## Exercise brief
Begin with the first line below and retype each line exactly through the line containing "import * as". Any pictures are to be left out.
______
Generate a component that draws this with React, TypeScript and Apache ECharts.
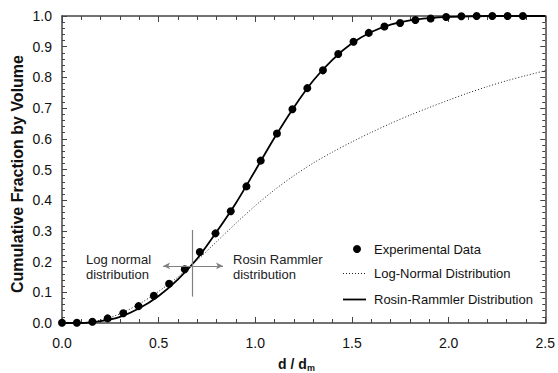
import React, { useEffect, useRef } from "react";
import * as echarts from "echarts";

// Experimental data (d/dm, cumulative fraction)
const expX = [0.0, 0.077, 0.157, 0.236, 0.317, 0.396, 0.475, 0.554, 0.635, 0.713, 0.794, 0.873, 0.954, 1.028, 1.112, 1.192, 1.269, 1.35, 1.429, 1.508, 1.587, 1.668, 1.749, 1.828, 1.907, 1.987, 2.066, 2.145, 2.226, 2.305, 2.384];
const expY = [0.001, 0.001, 0.004, 0.015, 0.032, 0.055, 0.089, 0.128, 0.175, 0.231, 0.292, 0.364, 0.445, 0.529, 0.617, 0.696, 0.765, 0.823, 0.876, 0.916, 0.945, 0.966, 0.977, 0.987, 0.992, 0.997, 0.999, 1.0, 1.0, 1.0, 1.0];

// Model curves sampled at these x values
const curveX = [0.0, 0.1, 0.2, 0.3, 0.4, 0.5, 0.6, 0.7, 0.8, 0.9, 1.0, 1.1, 1.2, 1.3, 1.4, 1.5, 1.6, 1.7, 1.8, 1.9, 2.0, 2.1, 2.2, 2.3, 2.4, 2.5];
const logNormalY = [0.0, 0.001, 0.009, 0.03, 0.062, 0.103, 0.15, 0.205, 0.265, 0.325, 0.382, 0.434, 0.48, 0.521, 0.557, 0.59, 0.621, 0.65, 0.677, 0.702, 0.726, 0.749, 0.77, 0.789, 0.806, 0.822];
const rosinY = [0.0, 0.0, 0.006, 0.02, 0.048, 0.088, 0.142, 0.21, 0.297, 0.391, 0.497, 0.604, 0.703, 0.79, 0.858, 0.911, 0.948, 0.972, 0.986, 0.993, 0.997, 0.999, 1.0, 1.0, 1.0, 1.0];

// Crosshair annotation (data coordinates)
const crossX = 0.675;
const crossY = 0.186;
const arrowFromX = 0.523;
const arrowToX = 0.833;
const vLineFromY = 0.086;
const vLineToY = 0.303;

const seriesNames = ["Experimental Data", "Log-Normal Distribution", "Rosin-Rammler Distribution"];

const FONT = "'Liberation Sans', Arial, Helvetica, sans-serif";
const AXIS_COLOR = "#444";

export default function App() {
  const ref = useRef<HTMLDivElement>(null);

  useEffect(() => {
    if (!ref.current) return;
    const chart = echarts.init(ref.current, undefined, { renderer: "svg" });

    const baseX = {
      type: "value" as const,
      min: 0,
      max: 2.5,
      interval: 0.5,
      splitLine: { show: false },
      axisLine: { show: true, onZero: false, lineStyle: { color: AXIS_COLOR, width: 1.5 } },
      axisTick: { show: true, inside: true, length: 6, lineStyle: { color: AXIS_COLOR, width: 1 } },
      minorTick: { show: true, splitNumber: 5, length: 4, lineStyle: { color: AXIS_COLOR, width: 1 } },
    };
    const baseY = {
      type: "value" as const,
      min: 0,
      max: 1,
      interval: 0.1,
      splitLine: { show: false },
      axisLine: { show: true, onZero: false, lineStyle: { color: AXIS_COLOR, width: 1.5 } },
      axisTick: { show: true, inside: true, length: 5, lineStyle: { color: AXIS_COLOR, width: 1 } },
      minorTick: { show: true, splitNumber: 5, length: 3, lineStyle: { color: AXIS_COLOR, width: 1 } },
    };

    const legendX = 343;
    const legendTextX = 374;
    const legendRows = [249, 273.5, 299.5];

    const option: any = {
      animation: false,
      backgroundColor: "#fff",
      textStyle: { fontFamily: FONT },
      grid: { left: 62, right: 11, top: 16, bottom: 50, containLabel: false },
      xAxis: [
        {
          ...baseX,
          position: "bottom",
          axisLabel: {
            show: true,
            margin: 13,
            fontSize: 14,
            color: "#111",
            fontFamily: FONT,
            formatter: (v: number) => v.toFixed(1),
          },
        },
        { ...baseX, position: "top", axisLabel: { show: false } },
      ],
      yAxis: [
        {
          ...baseY,
          position: "left",
          axisLabel: {
            show: true,
            margin: 10,
            fontSize: 14,
            color: "#111",
            fontFamily: FONT,
            formatter: (v: number) => v.toFixed(1),
          },
        },
        { ...baseY, position: "right", axisLabel: { show: false } },
      ],
      series: [
        {
          name: seriesNames[1],
          type: "line",
          data: curveX.map((x, i) => [x, logNormalY[i]]),
          smooth: 0.3,
          symbol: "none",
          showSymbol: false,
          lineStyle: { color: "#222", width: 1, type: [1, 2] },
          itemStyle: { color: "#222" },
          z: 2,
        },
        {
          name: seriesNames[2],
          type: "line",
          data: curveX.map((x, i) => [x, rosinY[i]]),
          smooth: 0.3,
          symbol: "none",
          showSymbol: false,
          lineStyle: { color: "#000", width: 1.8 },
          itemStyle: { color: "#000" },
          z: 3,
        },
        {
          name: seriesNames[0],
          type: "scatter",
          data: expX.map((x, i) => [x, expY[i]]),
          symbol: "circle",
          symbolSize: 8,
          itemStyle: { color: "#000", opacity: 1 },
          z: 4,
        },
        {
          name: "annotation",
          type: "line",
          data: [],
          silent: true,
          markLine: {
            silent: true,
            animation: false,
            label: { show: false },
            lineStyle: { color: "#808080", width: 1.2, type: "solid" },
            data: [
              [
                { coord: [arrowFromX, crossY], symbol: "arrow", symbolSize: [5, 7], itemStyle: { color: "#222" } },
                { coord: [arrowToX, crossY], symbol: "arrow", symbolSize: [5, 7], itemStyle: { color: "#222" } },
              ],
              [
                { coord: [crossX, vLineFromY], symbol: "none" },
                { coord: [crossX, vLineToY], symbol: "none" },
              ],
            ],
          },
          z: 1,
        },
      ],
      graphic: [
        // legend
        { type: "circle", shape: { cx: 357, cy: legendRows[0], r: 4 }, style: { fill: "#000" } },
        {
          type: "line",
          shape: { x1: legendX, y1: legendRows[1], x2: legendX + 23, y2: legendRows[1] },
          style: { stroke: "#222", lineWidth: 1, lineDash: [1, 2] },
        },
        {
          type: "line",
          shape: { x1: legendX, y1: legendRows[2], x2: legendX + 23, y2: legendRows[2] },
          style: { stroke: "#000", lineWidth: 1.8 },
        },
        ...seriesNames.map((name, i) => ({
          type: "text",
          x: legendTextX,
          y: legendRows[i],
          style: {
            text: name,
            font: `13px ${FONT}`,
            fill: "#111",
            textAlign: "left",
            textVerticalAlign: "middle",
          },
        })),
        // annotations
        {
          type: "text",
          left: 86,
          top: 252,
          style: {
            text: "Log normal\ndistribution",
            font: `13px ${FONT}`,
            fill: "#222",
            lineHeight: 15,
          },
        },
        {
          type: "text",
          left: 233,
          top: 252,
          style: {
            text: "Rosin Rammler\ndistribution",
            font: `13px ${FONT}`,
            fill: "#222",
            lineHeight: 15,
          },
        },
        // axis titles
        {
          type: "text",
          x: 17,
          y: 174,
          rotation: Math.PI / 2,
          style: {
            text: "Cumulative Fraction by Volume",
            font: `bold 16px ${FONT}`,
            fill: "#111",
            textAlign: "center",
            textVerticalAlign: "middle",
          },
        },
        {
          type: "text",
          x: 278,
          y: 364,
          style: {
            text: "d / d",
            font: `bold 14px ${FONT}`,
            fill: "#111",
            textAlign: "left",
            textVerticalAlign: "middle",
          },
        },
        {
          type: "text",
          x: 307,
          y: 367.5,
          style: {
            text: "m",
            font: `bold 9px ${FONT}`,
            fill: "#111",
            textAlign: "left",
            textVerticalAlign: "middle",
          },
        },
      ],
    };

    chart.setOption(option);
    return () => chart.dispose();
  }, []);

  return (
    <div
      ref={ref}
      style={{ position: "fixed", left: 0, top: 0, width: 558, height: 373, background: "#fff" }}
    />
  );
}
______
## Exercise result
Generate a component that draws this with React, TypeScript and Apache ECharts.
import React, { useEffect, useRef } from "react";
import * as echarts from "echarts";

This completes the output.